The presenter ended his presentation
with a quote from Gandhi which says that we “must be the change we want to
see”. Douglas Brown thinks that we are becoming even more humane in the process
of being English teachers. He is also encouraged by what has been happening in
the last four decades and the directions that our profession is turning to and
the methodology that has been embracing the different identities of our
learners.

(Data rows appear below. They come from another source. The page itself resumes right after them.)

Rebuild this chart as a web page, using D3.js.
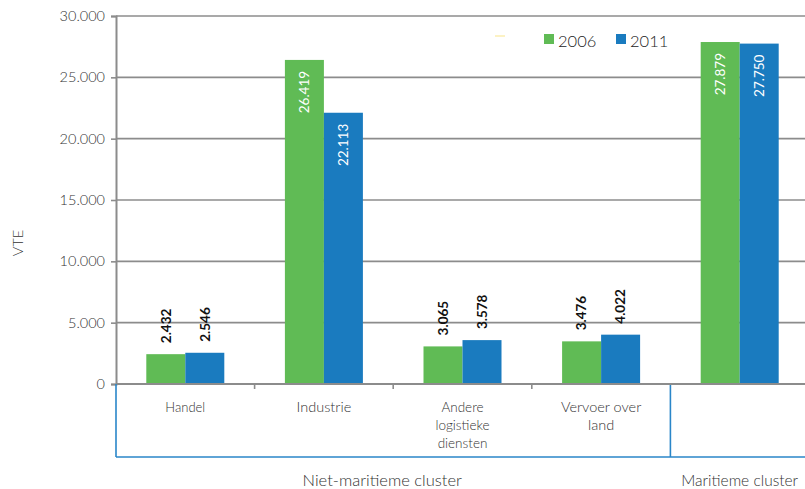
<!DOCTYPE html>
<html>
<head>
<meta charset="utf-8">
<script src="https://cdn.jsdelivr.net/npm/d3@7"></script>
<style>
  html, body { margin: 0; padding: 0; background: #fff; }
  svg { display: block; font-family: Lato, "Open Sans", sans-serif; }
</style>
</head>
<body>
<svg id="chart" width="805" height="489"></svg>
<script>
// Werkgelegenheid (VTE) per sector, 2006 en 2011
const categories = ["Handel", "Industrie", "Andere logistieke diensten", "Vervoer over land", "Maritiem"];
const categoryLines = [["Handel"], ["Industrie"], ["Andere", "logistieke", "diensten"], ["Vervoer over", "land"], []];
const categorySizes = [13, 14.5, 13.5, 14.5, 14];
const seriesNames = ["2006", "2011"];
const values2006 = [2432, 26419, 3065, 3476, 27879];
const values2011 = [2546, 22113, 3578, 4022, 27750];
const yTicks = [0, 5000, 10000, 15000, 20000, 25000, 30000];
const clusters = [
  { name: "Niet-maritieme cluster", from: 0, to: 3, dx: -11, size: 16.5 },
  { name: "Maritieme cluster", from: 4, to: 4, dx: 0, size: 15.5 }
];
const colors = ["#60bb55", "#1a7bbf"];

const svg = d3.select("#chart");
const plotLeft = 116, plotRight = 809, plotTop = 16, plotBottom = 384;
const textColor = "#333";
const lightWeight = 300;

const x0 = d3.scaleBand().domain(categories).range([plotLeft, plotRight]).paddingInner(0).paddingOuter(0);
const groupW = 78;
const x1 = d3.scaleBand().domain(seriesNames).range([0, groupW]);
const y = d3.scaleLinear().domain([0, 30000]).range([plotBottom, plotTop]);

const fmt = v => d3.format(",")(v).replace(/,/g, ".");

// horizontal gridlines
svg.append("g").selectAll("line").data(yTicks).join("line")
  .attr("x1", plotLeft).attr("x2", 805)
  .attr("y1", d => y(d)).attr("y2", d => y(d))
  .attr("stroke", "#8c8c8c").attr("stroke-width", 1.6);

// y axis
const yAxis = d3.axisLeft(y).tickValues(yTicks).tickSize(5).tickPadding(6)
  .tickFormat(d => d === 0 ? "0" : fmt(d));
const gy = svg.append("g").attr("transform", `translate(${plotLeft},0)`).call(yAxis);
gy.select(".domain").attr("stroke", "#8c8c8c").attr("stroke-width", 2);
gy.selectAll(".tick line").attr("stroke", "#8c8c8c").attr("stroke-width", 1.6);
gy.selectAll(".tick text").attr("fill", textColor).attr("font-size", 14.5)
  .attr("font-weight", lightWeight).attr("font-family", "Lato, sans-serif");

// y title
svg.append("text")
  .attr("transform", "translate(23,243) rotate(-90)")
  .attr("text-anchor", "middle").attr("font-size", 14.5).attr("font-weight", lightWeight)
  .attr("fill", textColor)
  .text("VTE");

// bars
const data = categories.map((c, i) => ({ cat: c, vals: [values2006[i], values2011[i]] }));
const groups = svg.append("g").selectAll("g").data(data).join("g")
  .attr("transform", d => `translate(${x0(d.cat) + (x0.bandwidth() - groupW) / 2},0)`);

groups.selectAll("rect").data(d => d.vals.map((v, j) => ({ v, s: seriesNames[j], j })))
  .join("rect")
  .attr("x", d => x1(d.s)).attr("width", x1.bandwidth())
  .attr("y", d => y(d.v)).attr("height", d => y(0) - y(d.v))
  .attr("fill", d => colors[d.j]);

// value labels: white inside tall bars, dark above short ones
groups.selectAll("text").data(d => d.vals.map((v, j) => ({ v, s: seriesNames[j], j })))
  .join("text")
  .attr("transform", d => {
    const cx = x1(d.s) + x1.bandwidth() / 2;
    const ty = d.v > 10000 ? y(d.v) + 11 : y(d.v) - 11;
    return `translate(${cx},${ty}) rotate(-90)`;
  })
  .attr("dy", "0.35em")
  .attr("text-anchor", d => d.v > 10000 ? "end" : "start")
  .attr("font-size", 13.5)
  .attr("font-weight", d => d.v > 10000 ? 400 : 700)
  .attr("fill", d => d.v > 10000 ? "#fff" : "#111")
  .text(d => fmt(d.v));

// x axis baseline and category ticks
svg.append("line").attr("x1", plotLeft).attr("x2", 805).attr("y1", plotBottom).attr("y2", plotBottom)
  .attr("stroke", "#8c8c8c").attr("stroke-width", 2);
const bounds = categories.map(c => x0(c)).concat([plotRight]);
svg.append("g").selectAll("line").data(bounds.slice(1, 4)).join("line")
  .attr("x1", d => d).attr("x2", d => d).attr("y1", plotBottom).attr("y2", plotBottom + 5)
  .attr("stroke", "#8c8c8c").attr("stroke-width", 1.6);

// category labels
const catText = svg.append("g").selectAll("text").data(categories).join("text")
  .attr("text-anchor", "middle").attr("fill", textColor).attr("font-weight", lightWeight)
  .attr("font-size", (d, i) => categorySizes[i]);
catText.each(function(d, i) {
  const cx = x0(d) + x0.bandwidth() / 2;
  d3.select(this).selectAll("tspan").data(categoryLines[i]).join("tspan")
    .attr("x", cx).attr("y", (t, k) => 412 + k * 18).text(t => t);
});

// cluster frame
const boxBottom = 457;
const blue = "#2a86c9";
svg.append("line").attr("x1", plotLeft).attr("x2", plotLeft).attr("y1", plotBottom).attr("y2", boxBottom)
  .attr("stroke", blue).attr("stroke-width", 1.6);
svg.append("line").attr("x1", x0(categories[4])).attr("x2", x0(categories[4]))
  .attr("y1", plotBottom + 1).attr("y2", boxBottom).attr("stroke", blue).attr("stroke-width", 1.6);
svg.append("line").attr("x1", plotLeft).attr("x2", 805).attr("y1", boxBottom).attr("y2", boxBottom)
  .attr("stroke", blue).attr("stroke-width", 1.6);

// cluster labels
svg.append("g").selectAll("text").data(clusters).join("text")
  .attr("x", d => (x0(categories[d.from]) + x0(categories[d.to]) + x0.bandwidth()) / 2 + d.dx)
  .attr("y", 486).attr("text-anchor", "middle")
  .attr("font-size", d => d.size).attr("font-weight", lightWeight).attr("fill", textColor)
  .text(d => d.name);

// legend
const legend = svg.append("g");
legend.append("line").attr("x1", 495).attr("x2", 505).attr("y1", 36).attr("y2", 36)
  .attr("stroke", "#fbeeb0").attr("stroke-width", 1.5);
const legendX = [544, 616];
seriesNames.forEach((s, i) => {
  legend.append("rect").attr("x", legendX[i]).attr("y", 34).attr("width", 10).attr("height", 10)
    .attr("fill", colors[i]);
  legend.append("text").attr("x", legendX[i] + 14).attr("y", 47).attr("font-size", 16.5)
    .attr("font-weight", lightWeight).attr("fill", "#222").text(s);
});
</script>
</body>
</html>
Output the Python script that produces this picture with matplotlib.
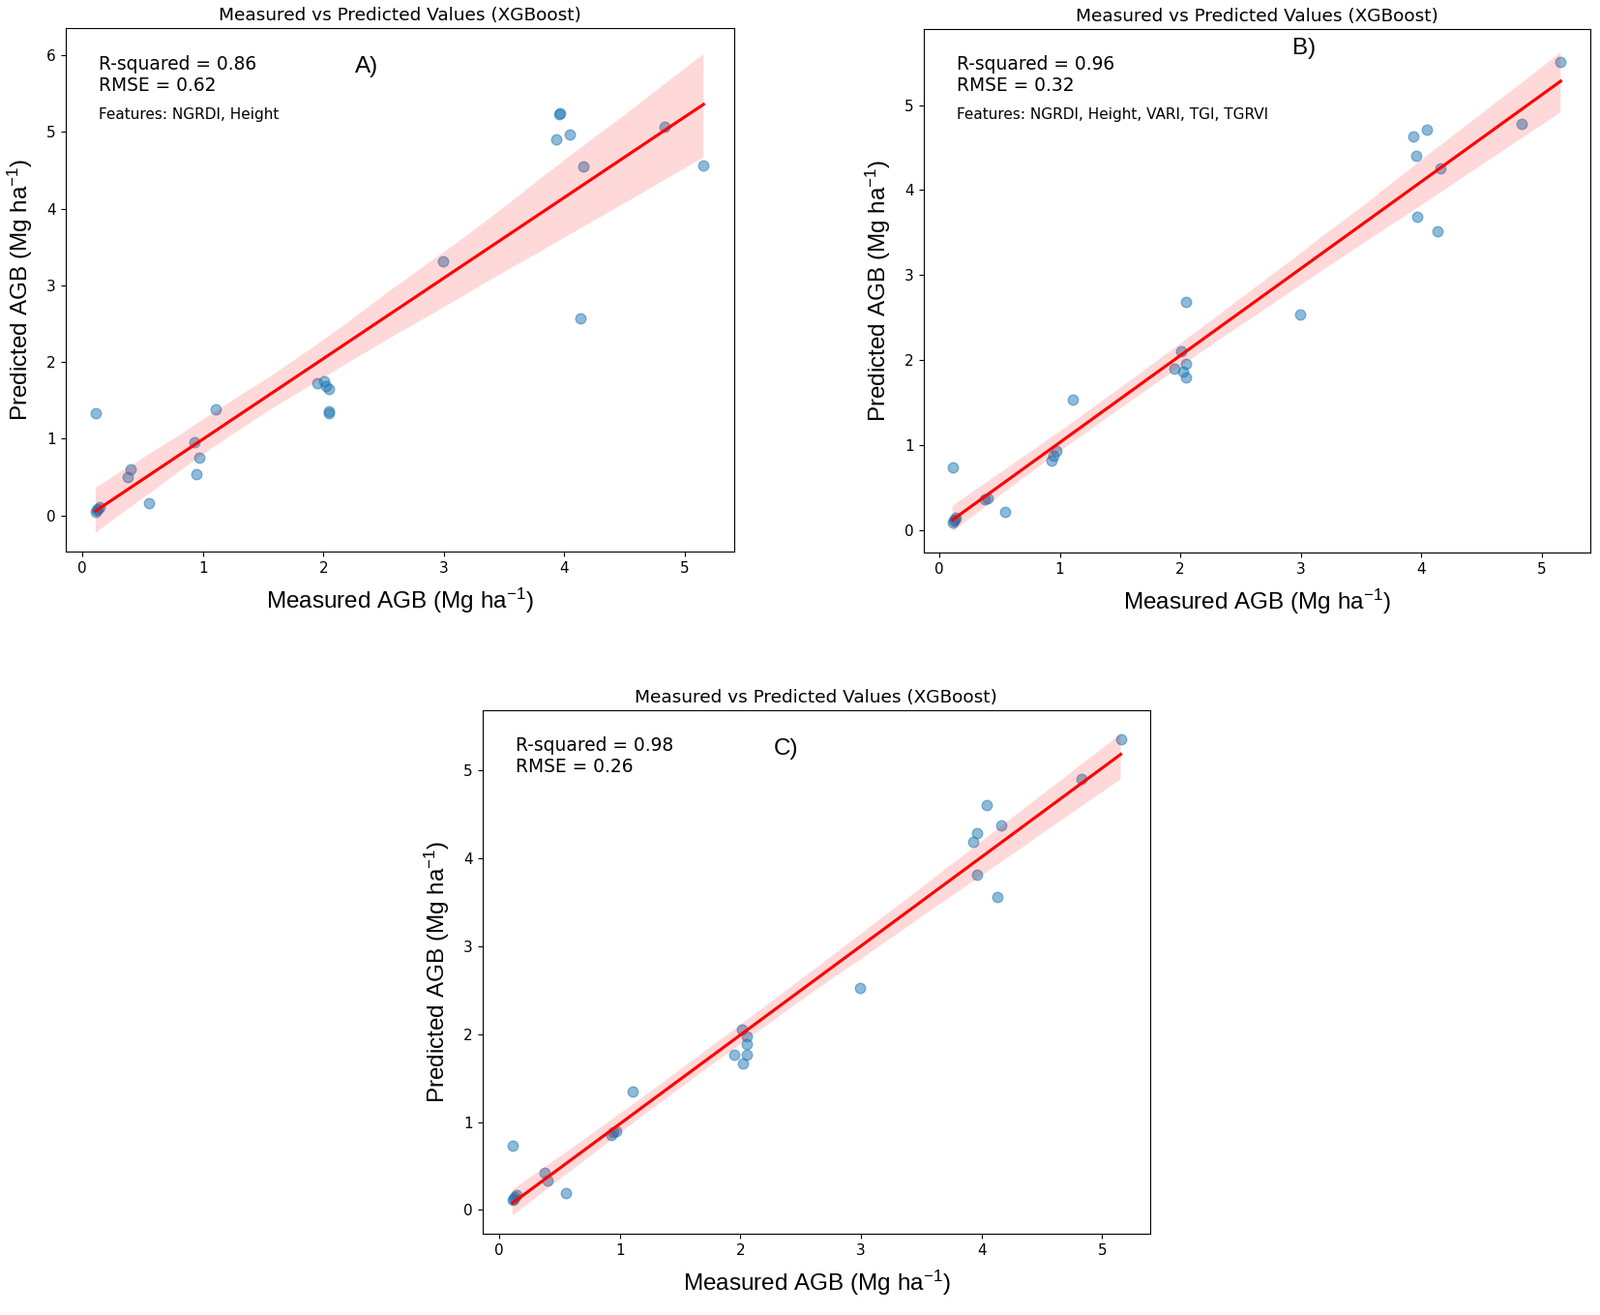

For all of us there, he left the challenge of taking those principles
and making them work in our classrooms.
As for me, I left his presentation
not only feeling blessed for having the opportunity to attend it, but also with
the feeling that one of my favorite authors, who has inspired me as a
professional for more than twenty years, has shown that I have also been on the
right track by researching and trying to adapt the mousetraps to my own teaching.
*H. Douglas Brown & Heekyeong Lee are launching the fourth edition of Teaching by Principles, in early 2015.